Problem: Determine how many lines of the material hold the string "this" and reply with only that number.

Dataset records:
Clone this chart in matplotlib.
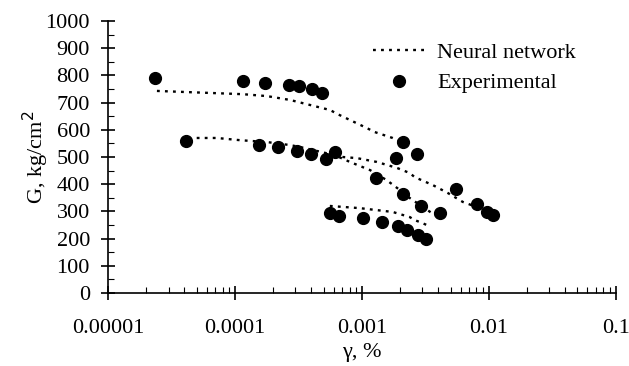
import matplotlib
matplotlib.use('Agg')
import matplotlib.pyplot as plt
from matplotlib.ticker import LogLocator, NullFormatter, MultipleLocator

plt.rcParams['font.family'] = ['Liberation Serif', 'DejaVu Serif']

# experimental points (strain %, G kg/cm2)
exp1_x = [2.34e-5, 1.16e-4, 1.74e-4, 2.66e-4, 3.19e-4, 4.04e-4, 4.84e-4, 2.1e-3, 2.7e-3]
exp1_g = [790, 780, 772, 765, 761, 750, 735, 555, 510]
exp2_x = [4.11e-5, 1.55e-4, 2.18e-4, 3.08e-4, 3.98e-4, 5.21e-4, 1.29e-3, 2.1e-3, 2.92e-3, 4.11e-3]
exp2_g = [559, 544, 536, 522, 511, 493, 422, 364, 320, 294]
exp3_x = [6.16e-4, 1.85e-3, 5.5e-3, 8.05e-3, 9.64e-3, 1.09e-2]
exp3_g = [518, 496, 382, 327, 298, 287]
exp4_x = [5.6e-4, 6.6e-4, 1.02e-3, 1.44e-3, 1.92e-3, 2.26e-3, 2.76e-3, 3.19e-3]
exp4_g = [294, 283, 276, 261, 246, 232, 213, 199]

# neural network predictions
nn1_x = [2.43e-5, 1.16e-4, 1.79e-4, 2.71e-4, 5.6e-4, 6.7e-4, 1.09e-3, 1.26e-3, 1.75e-3, 2.3e-3]
nn1_g = [743, 731, 724, 710, 673, 654, 607, 592, 570, 545]
nn2_x = [5.0e-5, 7.2e-5, 1.09e-4, 1.79e-4, 2.71e-4, 3.25e-4, 6.1e-4, 8.05e-4, 1.16e-3, 1.57e-3, 1.99e-3, 2.39e-3, 3.56e-3, 4.11e-3]
nn2_g = [570, 570, 562, 555, 544, 537, 507, 482, 452, 415, 379, 349, 294, 276]
nn3_x = [6.1e-4, 7.08e-4, 9.14e-4, 1.31e-3, 1.89e-3, 2.39e-3, 2.61e-3, 3.62e-3, 4.75e-3, 6.24e-3, 8.05e-3, 1.02e-2]
nn3_g = [507, 500, 496, 482, 460, 441, 426, 397, 368, 335, 316, 298]
nn4_x = [5.6e-4, 9.64e-4, 1.75e-3, 2.1e-3, 2.39e-3, 2.61e-3, 2.86e-3, 3.25e-3]
nn4_g = [320, 312, 298, 287, 279, 268, 261, 250]

fig = plt.figure(figsize=(6.29, 3.66), dpi=100)
ax = fig.add_axes([0.1717, 0.1995, 0.807, 0.743])

nn_style = dict(color='black', linestyle=(0, (1.2, 2.2)), linewidth=1.7)
ax.plot(nn1_x, nn1_g, label='Neural network', **nn_style)
ax.plot(nn2_x, nn2_g, **nn_style)
ax.plot(nn3_x, nn3_g, **nn_style)
ax.plot(nn4_x, nn4_g, **nn_style)

dot_style = dict(color='black', marker='o', linestyle='none', markersize=8.5)
ax.plot(exp1_x, exp1_g, label='Experimental', **dot_style)
ax.plot(exp2_x, exp2_g, **dot_style)
ax.plot(exp3_x, exp3_g, **dot_style)
ax.plot(exp4_x, exp4_g, **dot_style)

ax.set_xscale('log')
ax.set_xlim(1e-5, 0.1)
ax.set_ylim(0, 1000)
ax.set_xticks([1e-5, 1e-4, 1e-3, 1e-2, 1e-1])
ax.set_xticklabels(['0.00001', '0.0001', '0.001', '0.01', '0.1'])
ax.xaxis.set_minor_locator(LogLocator(base=10, subs=range(2, 10)))
ax.xaxis.set_minor_formatter(NullFormatter())
ax.yaxis.set_major_locator(MultipleLocator(100))
ax.yaxis.set_minor_locator(MultipleLocator(50))

for s in ['top', 'right']:
    ax.spines[s].set_visible(False)
for s in ['left', 'bottom']:
    ax.spines[s].set_linewidth(1.2)

ax.tick_params(axis='both', which='major', direction='inout', length=10, width=1.2,
               labelsize=16)
ax.tick_params(axis='both', which='minor', direction='in', length=4, width=0.8)
ax.tick_params(axis='y', which='major', pad=8)
ax.tick_params(axis='x', which='major', pad=14)

ax.set_xlabel('γ, %', fontsize=16, labelpad=3)
ax.set_ylabel('G, kg/cm$^2$', fontsize=16, labelpad=-4)

ax.legend(loc='upper left', bbox_to_anchor=(0.505, 0.955), frameon=False, fontsize=16,
          handlelength=2.34, handletextpad=0.54, labelspacing=0.45, borderaxespad=0)

fig.savefig('out.png', dpi=100)
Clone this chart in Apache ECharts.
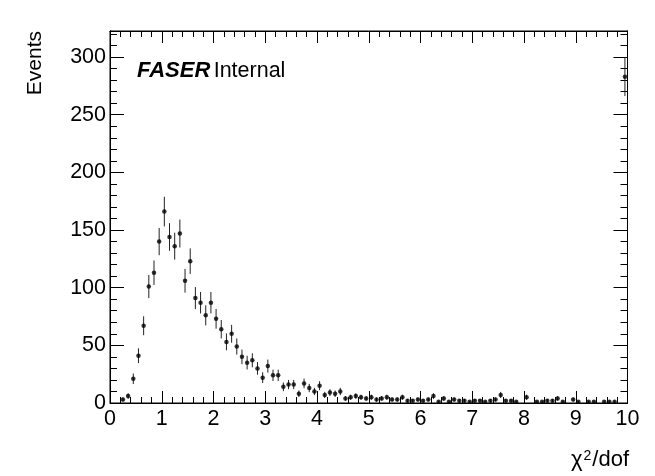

Solution to the problem: 2